Samantha Harvey – Umlaufbahnen (Buch)

Es geht um zwei Frauen und vier Männer, die an Bord der Internationalen Raumstation ISS leben und arbeiten. Aber die eigentliche Hauptdarstellerin ist jemand anderes – nämlich die Erde aus dem All gesehen. In 90 Minuten umrundet die Raumstation einmal unsere Erde, und die Astronaut:innen erleben daher innerhalb von 24 Stunden 16 Sonnenauf- und -untergänge. Und immer wieder blicken sie zur Erde, sehen Länder, Landschaften, Stürme, scheinbar unbelebte Gebiete im Tageslicht und leuchtende Städte in der Dunkelheit unter sich hinwegziehen. Dazwischen: kurze Beschreibungen des Alltags auf einer Raumstation, ein paar persönliche Hintergründe und sehr viele Gedanken zur Wichtigkeit oder Unwichtigkeit der Menschheit und zur Fragilität und Faszination der blauen Kugel namens „Erde“.

Jedes Kapitel entspricht einer Umlaufbahn, insgesamt 16 Weltraumtage fügen sich zu einem irdischen 24-Stunden-Tag zusammen. Das ist allerdings auch schon die einzige Struktur, die die Leser:innen führt. Wer nach einem roten Faden, einer Geschichte mit Beginn und Ende, nach romanhaftem Inhalt sucht, sollte diese Suche möglichst schnell aufgeben. Denn zum einen werden die Lesenden das in „Umlaufbahnen“ in keinster Weise bekommen, zum anderen wird man mit dieser Erwartung nicht viel Freude an dem Buch haben. Samantha Harvey – die die natürliche Schönheit als ihre größte Inspiration nennt – lässt ihre Lesenden ebenso schweben, wie es die sechs Astronaut:innen tun. Sätze sind lang und voller Adjektive, die Sprache ist oft blumig, manchmal kitschig, aber fast immer sehr poetisch und atmosphärisch. Jedes Wort muss sorgfältig gelesen werden, sonst verpasst man den Sinn des Satzes und gerät vollständig ins Schwimmen und Schweben. Von Absatz zu Absatz wechseln sich Personen und ihre Gedanken, Beschreibungen der Erde und Zusammengetragenes aus der Raumfahrt ab, alles fließt ineinander.

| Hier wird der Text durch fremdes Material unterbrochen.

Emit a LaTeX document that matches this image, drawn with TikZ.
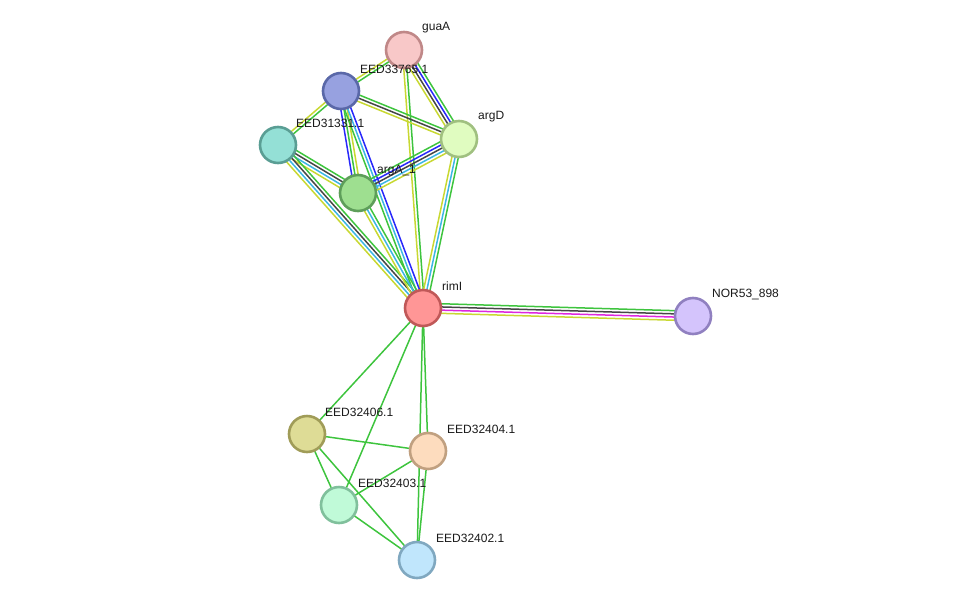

Und dann dieser erste, verblüffende Anblick der Erde, ein großer Brocken Turmalin, nein, eine Zuckermelone, ein Auge, eine lila, weiße, magenta, orange-mandel-mauvefarbene zerbeulte, reliefreiche Pracht.

Ob man Harveys „Umlaufbahnen“ einen Roman nennen kann oder besser einen Essay oder eine Betrachtung – darüber kann man diskutieren. Die Autorin hat damit 2024 den englischen Booker Prize gewonnen, und nach ihrer Nominierung sagte sie im Interview, sie habe eine Art Schäferdichtung im Weltall, ein „space pastoral“ schreiben wollen. In der Renaissance und im Barock war die Schäferdichtung eine Literaturform, bei der das ländliche Leben und die Natur idealisiert wurden. Das Leben an Bord wird nicht idealisiert: Die Schwerelosigkeit verändert den Körper, der sich erst daran gewöhnen muss, dass es kein Unten und kein Oben und keine Schwerkraft gibt. Die Raumstation ist vollgestopft und eng, das Essen an Bord kann auch nicht mit dem irdischen Essen mithalten. Für die Astronaut:innen gilt: Egal, was auf der Erde geschieht – sie bleiben gefühlt unerreichbar weit entfernt und isoliert von Familie und Freunden. Die Natur hingegen wird aber gewaltig idealisiert: Die prächtige Erde, Wüsten wie Pinselstriche im Sandmeer, Inseln, das alles wird beinahe rauschhaft und auch seitenlang beschrieben und gefeiert. Ein paar Seiten weniger schwärmerische Beschreibungen der Erde hätten es sicherlich auch getan.

Fazit:

Für Weltraumfreaks bietet „Umlaufbahnen“ inhaltlich wenig Neues, auch wenn Samantha Harvey viel und sorgfältig recherchiert hat. Vielleicht schreckt auch die emotionale, atmosphärische Sprache diejenigen ab, die Technik und Wissenschaft lieben. Für alle anderen kann das Buch aber durchaus zu einem Erlebnis werden, voller Philosophie, Poetik und ungewöhnlichen Perspektiven. Die Gedanken von Astronaut Pietro bringen es auf den Punkt: „Unsere Leben hier sind unbeschreiblich banal und bedeutsam zugleich. Monoton und gleichzeitig noch nie dagewesen. Wir sind immens wichtig und völlig unwichtig.“ Ein Buch, auf das man sich einlassen muss und das in seiner Art konsequent ist.